● Given instruction
Take the line containing "Give me the" as the first line and the line containing "from matplotlib.ticker import" as the last, and output that span verbatim without any images.

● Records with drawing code
***

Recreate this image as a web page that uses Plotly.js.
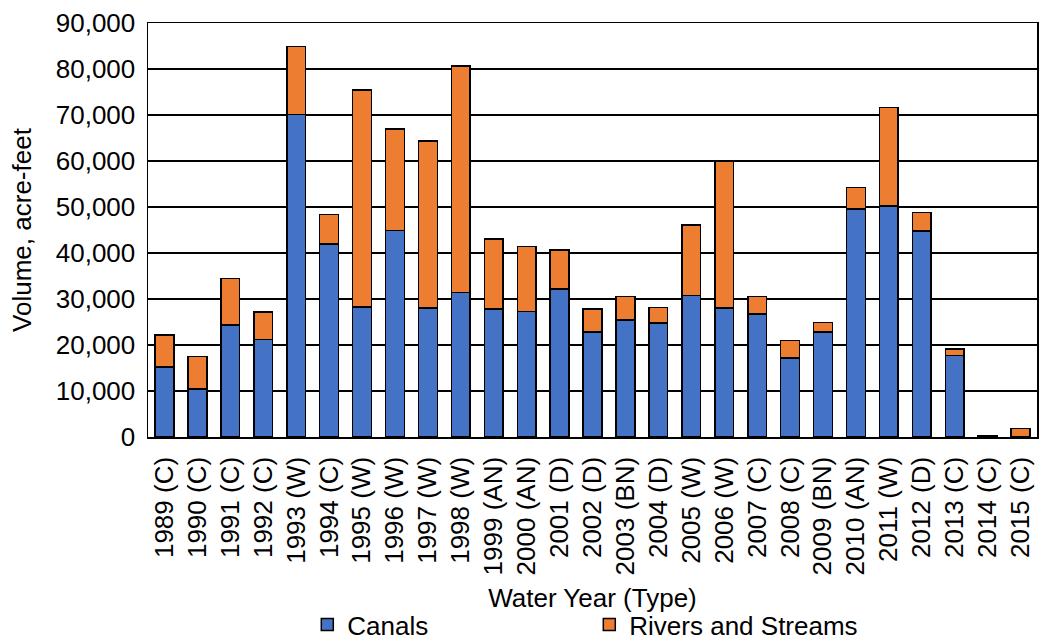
<!DOCTYPE html>
<html>
<head>
<meta charset="utf-8">
<script src="https://cdn.plot.ly/plotly-3.0.1.min.js"></script>
<style>
html,body{margin:0;padding:0;background:#fff;}
#chart{width:1039px;height:641px;}
</style>
</head>
<body>
<div id="chart"></div>
<script>
const categories = ["1989 (C)","1990 (C)","1991 (C)","1992 (C)","1993 (W)","1994 (C)","1995 (W)","1996 (W)","1997 (W)","1998 (W)","1999 (AN)","2000 (AN)","2001 (D)","2002 (D)","2003 (BN)","2004 (D)","2005 (W)","2006 (W)","2007 (C)","2008 (C)","2009 (BN)","2010 (AN)","2011 (W)","2012 (D)","2013 (C)","2014 (C)","2015 (C)"];
const canals = [15200,10400,24300,21200,70100,42000,28300,44900,28000,31400,27800,27300,32200,22800,25400,24800,30800,28000,26700,17200,22800,49600,50200,44800,17700,150,0];
const totals = [22200,17500,34500,27200,84900,48400,75400,67000,64400,80700,43000,41400,40700,27800,30500,28200,46100,59900,30500,21000,24900,54200,71600,48800,19100,200,1800];
const rivers = totals.map((t,i)=>t-canals[i]);
const yTickVals = [0,10000,20000,30000,40000,50000,60000,70000,80000,90000];

const font = {family:"Liberation Sans, Arial, sans-serif", size:26, color:"#000"};
const data = [
  {type:"bar", name:"Canals", x:categories, y:canals,
   marker:{color:"#4472C4", line:{color:"#000", width:1.5}}},
  {type:"bar", name:"Rivers and Streams", x:categories, y:rivers,
   marker:{color:"#ED7D31", line:{color:"#000", width:1.5}}}
];
const layout = {
  width:1039, height:641,
  barmode:"stack", bargap:0.43,
  font:font,
  paper_bgcolor:"#fff", plot_bgcolor:"#fff",
  margin:{l:148, r:2, t:23, b:204, autoexpand:false},
  xaxis:{
    type:"category", tickangle:-90, ticks:"", showgrid:false, automargin:false,
    showline:true, linecolor:"#000", linewidth:1.5, mirror:true,
    tickfont:font, ticklabelstandoff:8,
    title:{text:"Water Year (Type)", font:font, standoff:14}
  },
  yaxis:{
    range:[0,90000], tickvals:yTickVals, tickformat:",d", automargin:false,
    showgrid:true, gridcolor:"#000", gridwidth:1.3,
    showline:true, linecolor:"#000", linewidth:1.5, mirror:true,
    ticks:"", ticklabelstandoff:6, zeroline:false,
    tickfont:font,
    title:{text:"Volume, acre-feet", font:font, standoff:16}
  },
  showlegend:true,
  legend:{orientation:"h", x:0.4964, xanchor:"center", y:-0.453, yanchor:"middle",
          font:font, entrywidth:237, traceorder:"normal", bgcolor:"rgba(0,0,0,0)"}
};
Plotly.newPlot("chart", data, layout, {displayModeBar:false, staticPlot:true});
</script>
</body>
</html>
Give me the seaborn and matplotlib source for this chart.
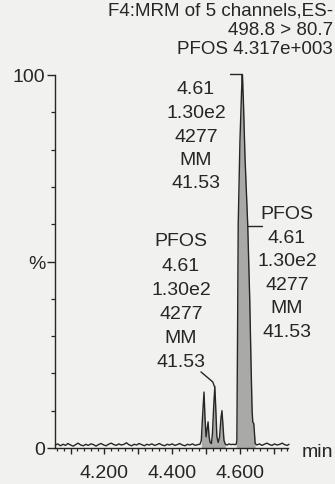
import matplotlib
matplotlib.use("Agg")
import matplotlib.pyplot as plt
import seaborn as sns
import numpy as np
import pandas as pd
from matplotlib.ticker import MultipleLocator, FuncFormatter

# ---------------- data ----------------
times = [4.055, 4.062, 4.070, 4.078, 4.085, 4.092, 4.100, 4.108, 4.115, 4.122,
         4.130, 4.138, 4.145, 4.152, 4.160, 4.168, 4.175, 4.182, 4.190, 4.198,
         4.205, 4.212, 4.220, 4.228, 4.235, 4.242, 4.250, 4.258, 4.265, 4.272,
         4.280, 4.288, 4.295, 4.302, 4.310, 4.318, 4.325, 4.332, 4.340, 4.348,
         4.355, 4.362, 4.370, 4.378, 4.385, 4.392, 4.400, 4.408, 4.415, 4.422,
         4.430, 4.438, 4.445, 4.452, 4.460, 4.468, 4.475, 4.482, 4.486, 4.490,
         4.494, 4.497, 4.500, 4.503, 4.506, 4.509, 4.512, 4.516, 4.519, 4.523,
         4.526, 4.529, 4.532, 4.536, 4.540, 4.544, 4.547, 4.550, 4.553, 4.557,
         4.562, 4.568, 4.574, 4.580, 4.585, 4.589, 4.591, 4.593, 4.595, 4.600,
         4.605, 4.607, 4.610, 4.615, 4.623, 4.629, 4.633, 4.636, 4.638, 4.641,
         4.643, 4.645, 4.650, 4.658, 4.665, 4.672, 4.680, 4.688, 4.695, 4.702,
         4.710, 4.718, 4.725, 4.732, 4.740, 4.745]
intensity = [0.8, 1.1, 0.6, 1.0, 0.7, 1.2, 0.8, 0.5, 0.9, 1.3,
             0.8, 0.6, 1.0, 0.7, 1.1, 0.9, 0.5, 0.9, 1.2, 0.8,
             0.6, 1.0, 1.3, 0.9, 0.7, 1.1, 0.8, 1.0, 1.4, 0.9,
             0.6, 1.0, 0.8, 1.2, 0.9, 0.6, 1.0, 0.8, 1.1, 0.7,
             0.9, 1.2, 0.8, 0.6, 1.0, 0.8, 1.1, 0.7, 0.9, 1.2,
             0.8, 0.6, 1.0, 0.8, 1.1, 0.7, 0.9, 1.0, 2.0, 9.0,
             15.0, 8.0, 3.0, 5.0, 7.0, 3.0, 1.5, 1.2, 4.0, 12.0,
             16.5, 10.0, 3.0, 1.5, 3.0, 8.0, 10.0, 6.0, 2.0, 1.0,
             0.8, 1.1, 0.9, 1.0, 0.9, 1.0, 2.0, 30.0, 60.0, 82.0,
             96.0, 100.0, 94.0, 78.0, 60.0, 40.0, 22.0, 10.0, 7.0, 6.5,
             4.0, 1.2, 0.8, 1.1, 0.7, 1.0, 1.3, 0.9, 0.7, 1.1,
             0.8, 1.0, 1.3, 0.9, 0.7, 1.0]
filled_ranges = [(4.486, 4.557), (4.589, 4.645)]

header_lines = ["F4:MRM of 5 channels,ES-", "498.8 > 80.7", "PFOS 4.317e+003"]
top_label = ["4.61", "1.30e2", "4277", "MM", "41.53"]
right_label = ["PFOS", "4.61", "1.30e2", "4277", "MM", "41.53"]
left_label = ["PFOS", "4.61", "1.30e2", "4277", "MM", "41.53"]
x_tick_labels = {4.2: "4.200", 4.4: "4.400", 4.6: "4.600"}
y_tick_labels = {0: "0", 50: "%", 100: "100"}
x_unit = "min"

# ---------------- style ----------------
sns.set_style("ticks")
plt.rcParams["font.family"] = ["Liberation Sans", "DejaVu Sans"]
BG = "#f1f1ef"
INK = "#262626"
FS = 14

W, H = 335, 485
fig = plt.figure(figsize=(W / 100, H / 100), dpi=100, facecolor=BG)
ax_l, ax_r, ax_top, ax_bot = 55, 288, 76, 449
ax = fig.add_axes([ax_l / W, 1 - ax_bot / H, (ax_r - ax_l) / W, (ax_bot - ax_top) / H])
ax.set_facecolor(BG)

df = pd.DataFrame({"t": times, "i": intensity})
t_arr = np.array(times)
i_arr = np.array(intensity)
for a, b in filled_ranges:
    m = (t_arr >= a) & (t_arr <= b)
    ax.fill_between(t_arr, 0, i_arr, where=m, color="#a9a9a7", lw=0, clip_on=False)
sns.lineplot(data=df, x="t", y="i", estimator=None, sort=False, color=INK,
             lw=1.0, ax=ax, clip_on=False)

ax.set_xlim(4.054, 4.742)
ax.set_ylim(0, 100)
ax.set_xlabel("")
ax.set_ylabel("")

for s in ["top", "right"]:
    ax.spines[s].set_visible(False)
for s in ["left", "bottom"]:
    ax.spines[s].set_color(INK)
    ax.spines[s].set_linewidth(1.0)

ax.xaxis.set_major_locator(MultipleLocator(0.1))
ax.xaxis.set_minor_locator(MultipleLocator(0.02))
ax.xaxis.set_major_formatter(FuncFormatter(
    lambda v, p: next((lab for k, lab in x_tick_labels.items() if abs(v - k) < 1e-6), "")))
ax.set_yticks(list(y_tick_labels.keys()))
ax.set_yticklabels(list(y_tick_labels.values()))
ax.yaxis.set_minor_locator(MultipleLocator(10))

ax.tick_params(axis="x", which="major", length=4.5, width=1.0, color=INK,
               labelsize=FS, labelcolor=INK, pad=7, direction="out")
ax.tick_params(axis="x", which="minor", length=2.5, width=0.9, color=INK, direction="out")
ax.tick_params(axis="y", which="major", length=6, width=1.0, color=INK,
               labelsize=FS, labelcolor=INK, pad=1, direction="out")
ax.tick_params(axis="y", which="minor", length=3, width=0.9, color=INK, direction="out")

ax.text(1.06, -0.01, x_unit, transform=ax.transAxes, ha="left", va="center",
        fontsize=FS, color=INK)

def ftext(px, py, s, ha="center", fs=FS):
    fig.text(px / W, 1 - py / H, s, ha=ha, va="center", fontsize=fs, color=INK)

for k, s in enumerate(header_lines):
    ftext(333, 11 + k * 19.5, s, ha="right", fs=13.5)
for k, s in enumerate(top_label):
    ftext(196, 90 + k * 23.5, s)
for k, s in enumerate(right_label):
    ftext(287, 215 + k * 23.5, s)
for k, s in enumerate(left_label):
    ftext(181, 242 + k * 24.2, s)

# leader lines (data coordinates)
ax.plot([4.572, 4.606, 4.606], [100.4, 100.4, 97], color=INK, lw=1.0, clip_on=False)
ax.plot([4.6236, 4.665], [59.5, 59.5], color=INK, lw=1.0, clip_on=False)
ax.plot([4.485, 4.520, 4.525], [20.4, 17.7, 16.4], color=INK, lw=1.0, clip_on=False)

fig.savefig("out.png", dpi=100, facecolor=BG)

***

● Exercise response
Give me the seaborn and matplotlib source for this chart.
import matplotlib
matplotlib.use("Agg")
import matplotlib.pyplot as plt
import seaborn as sns
import numpy as np
import pandas as pd
from matplotlib.ticker import MultipleLocator, FuncFormatter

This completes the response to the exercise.